EN

Bajkopisarze

Zagięta strona
Ludzie nie mają wyobraźni – usłyszałem od jednego człowieka zajmującego się wynajmem powierzchni biurowej. – Jeśli im się czegoś nie pokaże, mają problemy, żeby sobie to wyobrazić – dodał w rozmowie o nowych sposobach prezentacji powierzchni biurowych w technologii 3D

I rzeczywiście, czasami trudno sobie wyobrazić przytulne, komfortowe biuro, gdy inwestycja jest jeszcze na etapie dziury w ziemi, lub gdy robotnicy uwijają się dopiero między stemplami. Zresztą nie dotyczy to tylko projektów biurowych. Przed podobnymi dylematami stają deweloperzy inwestycji mieszkaniowych czy handlowych. – Po to są w końcu wizualizacje, projekty, dokumentacja – powie ktoś. Niby racja, ale w czasach galopującego postępu technologicznego mającego ułatwiać życie – a wiadomo, że do wygody człowiek szybko się przyzwyczaja – trudno przekonać kogoś do wynajmu czy zakupu, każąc mu wertować kilkaset stron projektu budowlanego. Trzeba komunikat skrócić i w jasny, atrakcyjny, prosty sposób pokazać, o co chodzi. Wizualizacje nadal są podstawowym sposobem, ale coraz większą furorę robią metody interaktywne takie, jak np. okulary 3D i animacje, w których można zobaczyć, jak w wirtualnej rzeczywistości wygląda mieszkanie czy biuro. Ba, jedna z aplikacji pozwala nawet skoczyć z wieżowca – sam lot może nie zwala z nóg, ale to wszystko w trosce o oglądającego – tłumaczył mi autor animacji. Trudno mu odmówić racji, już samo stanięcie na skraju dachu wirtualnego wieżowca może przyprawić o migotanie przedsionków. A w opracowaniu są jeszcze bardziej zaawansowane aplikacje.

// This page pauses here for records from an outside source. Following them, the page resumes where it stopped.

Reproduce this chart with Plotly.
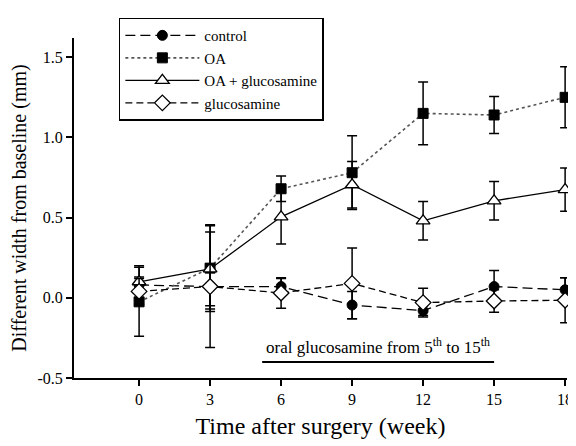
import plotly.graph_objects as go

weeks = [0, 3, 6, 9, 12, 15, 18]

control = [0.08, 0.07, 0.07, -0.045, -0.08, 0.07, 0.05]
control_err = [0.05, 0.38, 0.05, 0.085, 0.03, 0.10, 0.075]

oa = [-0.025, 0.185, 0.68, 0.78, 1.15, 1.14, 1.25]
oa_err = [0.215, 0.27, 0.08, 0.23, 0.195, 0.115, 0.19]

oa_glu = [0.10, 0.18, 0.505, 0.705, 0.48, 0.605, 0.675]
oa_glu_err = [0.10, 0.23, 0.17, 0.145, 0.12, 0.12, 0.135]

glu = [0.04, 0.07, 0.03, 0.09, -0.03, -0.02, -0.015]
glu_err = [0.08, 0.14, 0.095, 0.22, 0.09, 0.07, 0.14]

x_ticks = [0, 3, 6, 9, 12, 15, 18]
y_ticks = [-0.5, 0.0, 0.5, 1.0, 1.5]
y_tick_labels = ["-0.5", "0.0", "0.5", "1.0", "1.5"]

treat_start, treat_end, treat_y = 5.2, 15.0, -0.4
treat_label = "oral glucosamine from 5<sup>th</sup> to 15<sup>th</sup>"

FONT = "Liberation Serif, Times New Roman, serif"

def err(a):
    return dict(type="data", array=a, visible=True, color="black", thickness=1.5, width=5)

fig = go.Figure()
fig.add_trace(go.Scatter(
    x=weeks, y=control, name="control", mode="lines+markers", cliponaxis=False,
    line=dict(color="black", width=1.3, dash="10px,5px"),
    marker=dict(symbol="circle", size=10, color="black", line=dict(color="black", width=1)),
    error_y=err(control_err)))
fig.add_trace(go.Scatter(
    x=weeks, y=oa, name="OA", mode="lines+markers", cliponaxis=False,
    line=dict(color="#555555", width=1.6, dash="dot"),
    marker=dict(symbol="square", size=10, color="black", line=dict(color="black", width=1)),
    error_y=err(oa_err)))
fig.add_trace(go.Scatter(
    x=weeks, y=oa_glu, name="OA + glucosamine", mode="lines+markers", cliponaxis=False,
    line=dict(color="black", width=1.3),
    marker=dict(symbol="triangle-up", size=12, color="white", line=dict(color="black", width=1.3)),
    error_y=err(oa_glu_err)))
fig.add_trace(go.Scatter(
    x=weeks, y=glu, name="glucosamine", mode="lines+markers", cliponaxis=False,
    line=dict(color="black", width=1.3, dash="7px,4px"),
    marker=dict(symbol="diamond", size=12, color="white", line=dict(color="black", width=1.3)),
    error_y=err(glu_err)))

fig.add_shape(type="line", xref="x", yref="y", x0=treat_start, x1=treat_end,
              y0=treat_y, y1=treat_y, line=dict(color="black", width=2))
fig.add_annotation(x=(treat_start + treat_end) / 2, y=treat_y, xref="x", yref="y",
                   text=treat_label, showarrow=False, yanchor="bottom", yshift=3,
                   font=dict(family=FONT, size=17, color="black"))

# page body has an 8px margin, so the figure is drawn 8px right/down
fig.update_layout(
    width=568, height=438,
    margin=dict(l=66, r=9, t=30, b=68, autoexpand=False),
    paper_bgcolor="white", plot_bgcolor="white",
    font=dict(family=FONT, size=16, color="black"),
    showlegend=True,
    legend=dict(x=0.091, y=1.06, xanchor="left", yanchor="top",
                bordercolor="black", borderwidth=1.5, bgcolor="white",
                font=dict(family=FONT, size=15, color="black"),
                itemwidth=74, tracegroupgap=0),
    xaxis=dict(range=[-2.75, 18.08], tickvals=x_ticks, showgrid=False, zeroline=False,
               showline=True, linecolor="black", linewidth=2,
               ticks="outside", ticklen=6, tickwidth=2, tickcolor="black",
               tickfont=dict(family=FONT, size=16),
               title=dict(text="Time after surgery (week)", font=dict(family=FONT, size=24), standoff=10)),
    yaxis=dict(range=[-0.5, 1.62], tickvals=y_ticks, ticktext=y_tick_labels,
               showgrid=False, zeroline=False,
               showline=True, linecolor="black", linewidth=2,
               ticks="outside", ticklen=6, tickwidth=2, tickcolor="black",
               tickfont=dict(family=FONT, size=16),
               title=dict(text="Different width from baseline (mm)", font=dict(family=FONT, size=20), standoff=8)),
)

fig.write_html("out.html")
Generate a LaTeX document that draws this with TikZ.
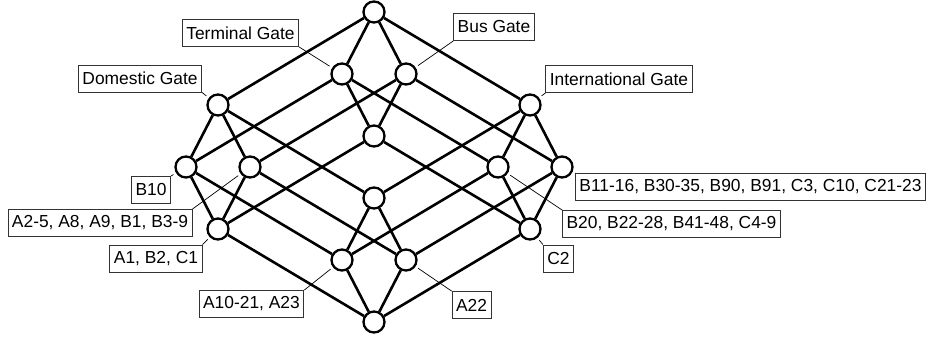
\documentclass[tikz,border=0pt]{standalone}
\usepackage{fontspec}
\setmainfont{Liberation Sans}
\begin{document}
\begin{tikzpicture}[x=1pt,y=-1pt,
  v/.style={circle,draw,line width=2.3pt,fill=white,minimum size=21pt,inner sep=0pt},
  e/.style={line width=2.6pt},
  lab/.style={draw=black!80,line width=0.9pt,fill=white,font=\fontsize{17.4}{20}\selectfont,inner xsep=4pt,inner ysep=0pt,minimum height=27pt},
  lead/.style={line width=0.7pt,shorten >=3pt}]
\useasboundingbox (0,0) rectangle (926,342);
% lattice nodes
\node[v] (T)    at (374,12) {};
\node[v] (A)    at (342,74) {};
\node[v] (B)    at (406,74) {};
\node[v] (C)    at (218,105) {};
\node[v] (D)    at (530,105) {};
\node[v] (AB)   at (374,136) {};
\node[v] (AC)   at (186,167) {};
\node[v] (BC)   at (250,167) {};
\node[v] (AD)   at (498,167) {};
\node[v] (BD)   at (562,167) {};
\node[v] (CD)   at (374,198) {};
\node[v] (ABC)  at (218,229) {};
\node[v] (ABD)  at (530,229) {};
\node[v] (ACD)  at (342,260) {};
\node[v] (BCD)  at (406,260) {};
\node[v] (ABCD) at (374,322) {};
% edges
\foreach \p/\q in {T/A,T/B,T/C,T/D,
  A/AB,A/AC,A/AD, B/AB,B/BC,B/BD, C/AC,C/BC,C/CD, D/AD,D/BD,D/CD,
  AB/ABC,AB/ABD, AC/ABC,AC/ACD, AD/ABD,AD/ACD, BC/ABC,BC/BCD, BD/ABD,BD/BCD, CD/ACD,CD/BCD,
  ABC/ABCD,ABD/ABCD,ACD/ABCD,BCD/ABCD}
  \draw[e] (\p) -- (\q);
% labels
\node[lab] (lTG)  at (240.5,33) {Terminal Gate};
\node[lab] (lBG)  at (494,27) {Bus Gate};
\node[lab] (lDG)  at (140,78.5) {Domestic Gate};
\node[lab] (lIG)  at (619,79) {International Gate};
\node[lab] (lB10) at (151,190) {B10};
\node[lab] (lA2)  at (100,223) {A2-5, A8, A9, B1, B3-9};
\node[lab] (lA1)  at (156,258.5) {A1, B2, C1};
\node[lab] (lA10) at (251.5,304) {A10-21, A23};
\node[lab] (lA22) at (471.5,305) {A22};
\node[lab] (lB11) at (750.5,187) {B11-16, B30-35, B90, B91, C3, C10, C21-23};
\node[lab] (lB20) at (671.5,224) {B20, B22-28, B41-48, C4-9};
\node[lab] (lC2)  at (558.5,258.5) {C2};
% leaders
\draw[lead] (lTG.south east) -- (A);
\draw[lead] (lBG.south west) -- (B);
\draw[lead] (lDG.south east) -- (C);
\draw[lead] (lIG.south west) -- (D);
\draw[lead] (lB10.north east) -- (AC);
\draw[lead] (lA2.north east) -- (BC);
\draw[lead] (lA1.north east) -- (ABC);
\draw[lead] (lA10.north east) -- (ACD);
\draw[lead] (lA22.north west) -- (BCD);
\draw[lead] (lB11.north west) -- (BD);
\draw[lead] (lB20.north west) -- (AD);
\draw[lead] (lC2.north west) -- (ABD);
\end{tikzpicture}
\end{document}
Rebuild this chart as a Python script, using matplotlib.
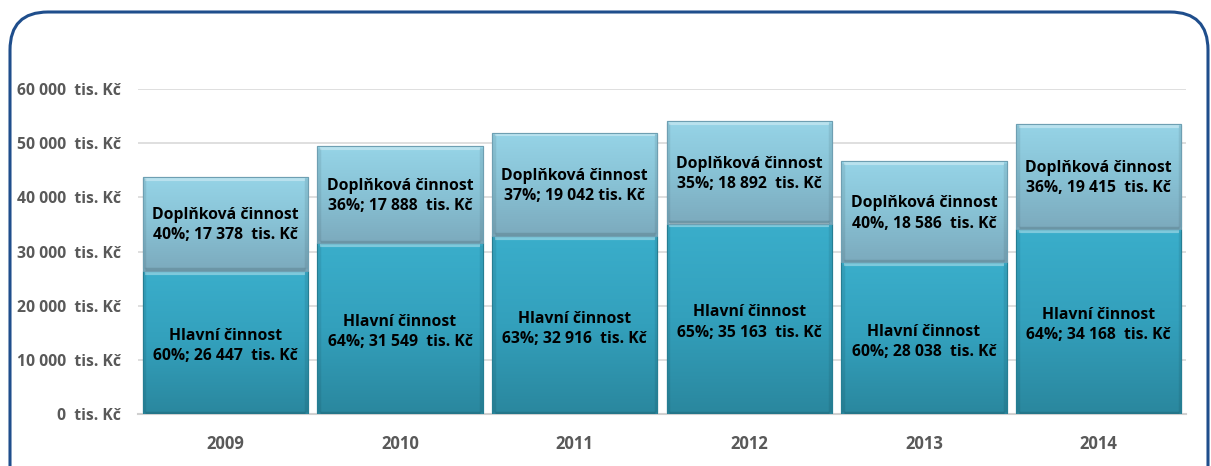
import numpy as np
import matplotlib
matplotlib.use("Agg")
import matplotlib.pyplot as plt
from matplotlib.patches import FancyBboxPatch
from matplotlib.colors import LinearSegmentedColormap

plt.rcParams.update({
    "font.family": ["Open Sans", "DejaVu Sans"],
    "font.weight": "bold",
})

years = ["2009", "2010", "2011", "2012", "2013", "2014"]
hlavni = [26447, 31549, 32916, 35163, 28038, 34168]
doplnkova = [17378, 17888, 19042, 18892, 18586, 19415]
hlavni_labels = [
    "Hlavní činnost\n60%; 26 447  tis. Kč",
    "Hlavní činnost\n64%; 31 549  tis. Kč",
    "Hlavní činnost\n63%; 32 916  tis. Kč",
    "Hlavní činnost\n65%; 35 163  tis. Kč",
    "Hlavní činnost\n60%; 28 038  tis. Kč",
    "Hlavní činnost\n64%; 34 168  tis. Kč",
]
doplnkova_labels = [
    "Doplňková činnost\n40%; 17 378  tis. Kč",
    "Doplňková činnost\n36%; 17 888  tis. Kč",
    "Doplňková činnost\n37%; 19 042 tis. Kč",
    "Doplňková činnost\n35%; 18 892  tis. Kč",
    "Doplňková činnost\n40%, 18 586  tis. Kč",
    "Doplňková činnost\n36%, 19 415  tis. Kč",
]
yticks = [0, 10000, 20000, 30000, 40000, 50000, 60000]
ytick_labels = ["0  tis. Kč", "10 000  tis. Kč", "20 000  tis. Kč", "30 000  tis. Kč",
                "40 000  tis. Kč", "50 000  tis. Kč", "60 000  tis. Kč"]

W, H = 1211, 466
fig = plt.figure(figsize=(W / 100, H / 100), dpi=100)

# rounded frame, drawn in a background axes measured in pixels
bg = fig.add_axes([0, 0, 1, 1], zorder=-1)
bg.set_xlim(0, W)
bg.set_ylim(H, 0)
bg.axis("off")
bg.add_patch(FancyBboxPatch((10, 12), 1198, 500,
                            boxstyle="round,pad=0,rounding_size=38",
                            facecolor="white", edgecolor="#1F4E8C", linewidth=2.2))

ax = fig.add_axes([138 / W, 1 - 414 / H, (1186 - 138) / W, (414 - 89) / H])
ax.set_facecolor("none")

x = np.arange(len(years))
width = 0.945

cmap_h = LinearSegmentedColormap.from_list("h", ["#2A879E", "#33A0BC", "#3AAECB"])
cmap_d = LinearSegmentedColormap.from_list("d", ["#7CAABD", "#88C2D5", "#96D4E7"])

bars_h = ax.bar(x, hlavni, width, color="#33A0BC", edgecolor="#257E93", linewidth=0.8, zorder=2)
bars_d = ax.bar(x, doplnkova, width, bottom=hlavni, color="#88C3D6",
                edgecolor="#6E9FB2", linewidth=0.8, zorder=2)

grad = np.linspace(0, 1, 256).reshape(-1, 1)
for bars, cmap in [(bars_h, cmap_h), (bars_d, cmap_d)]:
    for p in bars:
        x0, y0, w, h = p.get_x(), p.get_y(), p.get_width(), p.get_height()
        im = ax.imshow(grad, cmap=cmap, origin="lower", aspect="auto",
                       extent=[x0, x0 + w, y0, y0 + h], zorder=3)
        im.set_clip_path(p)
        # bevel: light top, darker bottom and sides
        ax.plot([x0 + 0.015, x0 + w - 0.015], [y0 + h - 350, y0 + h - 350],
                color="white", alpha=0.35, lw=3, zorder=4, solid_capstyle="butt")
        ax.plot([x0 + 0.015, x0 + w - 0.015], [y0 + 250, y0 + 250],
                color="black", alpha=0.12, lw=2.5, zorder=4, solid_capstyle="butt")
        for xs in (x0 + 0.008, x0 + w - 0.008):
            ax.plot([xs, xs], [y0 + 300, y0 + h - 300], color="black", alpha=0.08,
                    lw=2.5, zorder=4, solid_capstyle="butt")
        ax.add_patch(plt.Rectangle((x0, y0), w, h, fill=False,
                                   edgecolor=p.get_edgecolor(), lw=0.8, zorder=5))

for i in range(len(years)):
    ax.text(x[i], hlavni[i] / 2 - 700, hlavni_labels[i], ha="center", va="center",
            fontsize=11.3, fontweight="bold", color="black", linespacing=1.35, zorder=6)
    ax.text(x[i], hlavni[i] + doplnkova[i] / 2 - 300, doplnkova_labels[i], ha="center",
            va="center", fontsize=11.3, fontweight="bold", color="black",
            linespacing=1.35, zorder=6)

ax.set_xlim(-0.5, len(years) - 0.5)
ax.set_ylim(0, 60000)
ax.set_yticks(yticks)
ax.set_yticklabels(ytick_labels)
ax.set_xticks(x)
ax.set_xticklabels(years)
ax.tick_params(axis="y", length=0, pad=12, labelsize=11.3, labelcolor="#595959")
ax.tick_params(axis="x", length=0, pad=15, labelsize=12, labelcolor="#595959")
for lbl in ax.get_xticklabels() + ax.get_yticklabels():
    lbl.set_fontweight("bold")

ax.grid(axis="y", color="#D9D9D9", linewidth=1.2, zorder=0)
ax.set_axisbelow(True)
for side in ["top", "right", "left"]:
    ax.spines[side].set_visible(False)
ax.spines["bottom"].set_color("#D0D0D0")
ax.spines["bottom"].set_linewidth(1.5)

fig.savefig("out.png", dpi=100)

Jeden z planowanych wieżowców będzie można zwiedzać wirtualnie w grupach.

Kluczowa jest tutaj sama wirtualna rzeczywistość, której możliwości wyzwalają bardzo realne odczucia. O ile co do ewentualnego stwórcy rzeczywistości, ludzkość od tysięcy lat nie może dojść do porozumienia, o tyle autorzy tej wirtualnej żyją wśród nas i kreują swoje historie. Po zdjęciu okularów 3D do głowy od razu przyszła mi fraza z Jana Brzechwy: „Witajcie w naszej bajce, słoń zagra na fujarce, Pinokio nam zaśpiewa, zatańczą wkoło drzewa. Tu wszystko jest możliwe, zwierzęta są szczęśliwe”. Jeśli sami nie możemy zdobyć się na wysiłek użycia własnej wyobraźni, skazani jesteśmy na lepszą bądź gorszą twórczość kreatorów wirtualnych rzeczywistości, haseł reklamowych, stereotypów, sloganów politycznych czy innych bajkopisarzy. Piszą oni scenariusze, w których zamieszkać mają inni – traktowani trochę jak hosty z serialu Westworld. W tej telewizyjnej produkcji granica między „wirtualnością” a rzeczywistością niemal się zaciera ku uciesze klientów dość wyrafinowanego „parku rozrywki”.

W całej tej plątaninie przekazów gubią się nie tylko jednostki, ale nawet całe społeczeństwa, jak w przypadku kampanii poprzedzającej referendum w sprawie Brexitu. Brytyjczycy dali wiarę obłudnym politykom, wskoczyli do króliczej nory, ale gdzie się obudzili? Po drugiej stronie lustra, w krainie Oz czy w Mordorze? Może jednak przesadzam, może w tym szaleństwie jest jednak metoda? I Brytyjczycy wykazali się nadzwyczajną przezornością, urządzając kontynentowi blokadę wyspiarską...

Powiało trochę grozą, ale gdy słyszy się od byłego wicepremiera, że Brexit destabilizuje całą sytuację geostrategiczną i polityczną w Europie, a prezes w bardzo dużej firmie o zasięgu europejskim mówi, że już odkłada pieniądze na pokryzysowe zakupy, to atmosfera gęstnieje.

Na razie jednak orkiestra jeszcze gra, ale czy będzie tak wytrwała jak ta z 1912 roku? Tak czy inaczej przydadzą się szalupy. Tylko kto do nich trafi, jeśli okaże się, że miejsc brakuje? Ci, którym trzeba wszystko pokazywać czy ci, którzy mają wyobraźnię?